Seemingly taking inspiration from the Canadian Indian legends of the Wendigo, the film is quite different from its two predecessors. While the original Ginger Snaps is a clever allegory for the terrors of adolescence, and Ginger Snaps 2 is a werewolf-ized tale about drug addiction, Ginger Snaps Back is a gothic fairy tale. Its as if a Brothers Grimm story came to life. There are also some odd spots as well. Katharine Isabelle and Emily Perkins play the Fitzgerald sisters, as they do in the previous movies, yet they aren't the same. The Ginger and Brigitte seen here are familiar, yet new. It's a case of "The Fitzgeralds of Two Worlds." On the plus side, the revamped Fitzgeralds and the new setting make things fresh and interesting.
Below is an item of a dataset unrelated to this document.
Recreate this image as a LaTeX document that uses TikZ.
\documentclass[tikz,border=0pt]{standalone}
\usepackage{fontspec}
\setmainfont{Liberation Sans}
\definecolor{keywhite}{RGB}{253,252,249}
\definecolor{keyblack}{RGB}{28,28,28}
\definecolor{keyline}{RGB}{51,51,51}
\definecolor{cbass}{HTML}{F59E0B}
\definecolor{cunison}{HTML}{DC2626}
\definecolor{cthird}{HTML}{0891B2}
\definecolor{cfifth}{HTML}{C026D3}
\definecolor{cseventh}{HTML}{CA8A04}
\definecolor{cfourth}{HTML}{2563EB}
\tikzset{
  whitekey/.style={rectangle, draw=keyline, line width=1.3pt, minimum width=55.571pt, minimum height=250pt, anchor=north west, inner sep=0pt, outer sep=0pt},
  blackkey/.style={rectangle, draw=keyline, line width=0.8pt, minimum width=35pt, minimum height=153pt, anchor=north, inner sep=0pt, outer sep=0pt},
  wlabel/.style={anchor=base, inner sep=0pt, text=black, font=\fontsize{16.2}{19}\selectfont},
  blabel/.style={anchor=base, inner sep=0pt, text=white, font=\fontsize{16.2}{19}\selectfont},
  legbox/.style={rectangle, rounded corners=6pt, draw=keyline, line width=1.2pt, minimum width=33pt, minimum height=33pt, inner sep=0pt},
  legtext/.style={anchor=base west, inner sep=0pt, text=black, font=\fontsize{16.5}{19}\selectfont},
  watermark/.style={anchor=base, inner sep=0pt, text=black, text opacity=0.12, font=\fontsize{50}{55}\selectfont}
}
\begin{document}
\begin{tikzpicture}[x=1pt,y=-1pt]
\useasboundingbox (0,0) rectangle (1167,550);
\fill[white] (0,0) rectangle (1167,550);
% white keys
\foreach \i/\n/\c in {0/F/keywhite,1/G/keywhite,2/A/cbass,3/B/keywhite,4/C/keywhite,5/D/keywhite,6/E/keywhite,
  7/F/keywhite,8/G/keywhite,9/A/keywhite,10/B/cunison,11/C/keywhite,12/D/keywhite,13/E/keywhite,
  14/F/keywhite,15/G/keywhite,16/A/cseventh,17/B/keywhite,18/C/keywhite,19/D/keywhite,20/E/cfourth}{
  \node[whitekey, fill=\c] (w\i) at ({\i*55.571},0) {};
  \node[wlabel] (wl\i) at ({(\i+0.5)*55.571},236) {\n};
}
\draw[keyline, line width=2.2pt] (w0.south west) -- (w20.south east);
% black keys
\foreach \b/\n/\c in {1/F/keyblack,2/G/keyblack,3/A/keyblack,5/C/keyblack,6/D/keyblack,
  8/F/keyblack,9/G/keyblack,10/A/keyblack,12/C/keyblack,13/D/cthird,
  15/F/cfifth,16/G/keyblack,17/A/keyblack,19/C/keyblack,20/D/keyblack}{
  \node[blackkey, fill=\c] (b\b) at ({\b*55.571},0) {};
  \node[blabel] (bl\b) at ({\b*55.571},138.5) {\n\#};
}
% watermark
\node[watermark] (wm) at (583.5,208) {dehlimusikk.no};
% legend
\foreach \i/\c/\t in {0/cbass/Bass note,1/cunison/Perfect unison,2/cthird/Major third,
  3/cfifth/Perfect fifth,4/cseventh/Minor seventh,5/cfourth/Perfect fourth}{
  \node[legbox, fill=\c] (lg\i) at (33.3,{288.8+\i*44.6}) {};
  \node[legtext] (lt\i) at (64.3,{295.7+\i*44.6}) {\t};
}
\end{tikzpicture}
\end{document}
The script, written by Christina Ray and Stephen Massicotte, is intriguing, yet certain parts hold it back. I did enjoy the new take on the sisters's "together forever" pact from the first movie, and the fact that the sisters wear the same necklaces they did in the first Ginger Snaps. Unfortunately, while the various modern colloquialisms and profanities are funny, they pull the viewer out of the well-crafted environment. Yeah, I really doubt they dropped F-bombs in 19th-century Canada.
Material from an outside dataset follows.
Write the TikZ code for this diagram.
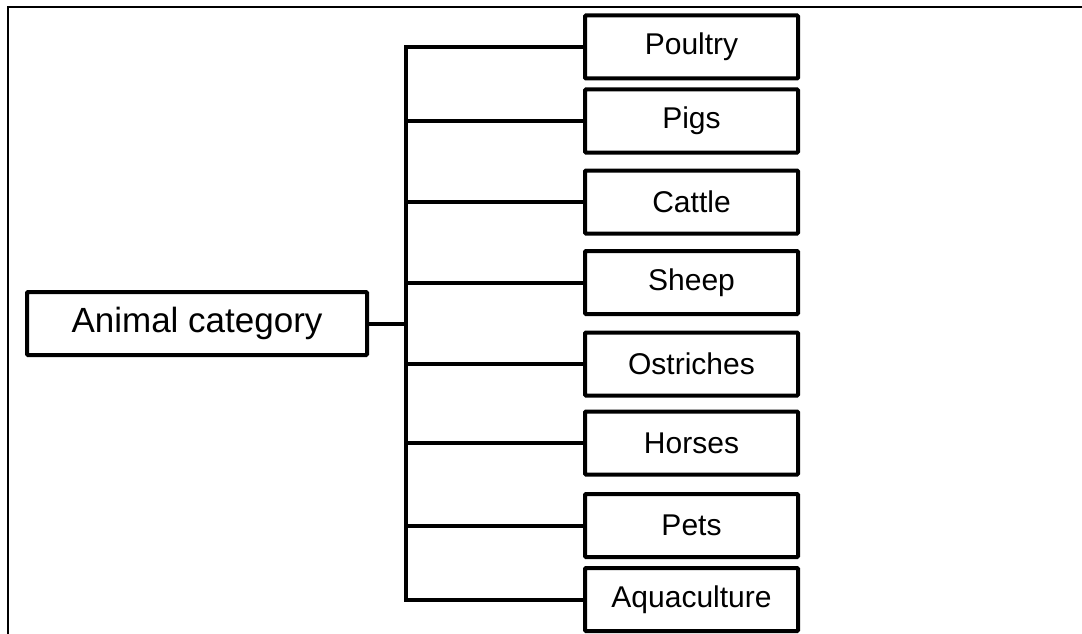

The script also suffers from having several very forgettable moments, but all in all, it makes for a very fun film, which is elevated by the fantastic acting. Just like in the previous movies, Isabelle and Perkins are the shining stars of Ginger Snaps Back, the two biggest highlights of the movie. The supporting cast is strong as well, but none of the characters are very likeable. The woman-hating priest is the biggest victim of this, but just about every character (with the exception of the two Indians) had qualities that just made me not like them. However, the movie benefits from wonderful direction and beautiful cinematography by director Grant Harvey and director of photography Michael Marshall. The costuming is also great (if all girls in 19th-century Canada are this cute, somebody point me in the direction of the Wayback Machine), and the gore effects by KNB EFX are outstanding. However, Alex Khaskin's score was almost non-existant. It's not a minimalist score... it just isn't there. That's a shame, because the first two movies had absolutely gorgeous scores that reveled in the melancholy nature of the series, yet this one is lacking that feel.
While I thought the movie was entertaining, it just wasn't the same as the prior two. That's not to say it wasn't good, but it didn't strike the same chord with me as the first two movies in the series did. Perhaps my problem is that I was wanting more of the same when I should have been expecting something different, I don't know. But all in all, even though it wasn't what I anticipated, I can't really complain. I'm a big fan of the Ginger Snaps saga, and the third part is no exception. Taking its flaws into consideration, I'll give Ginger Snaps Back three stars. It's a fun movie, but you might want to check out the original first.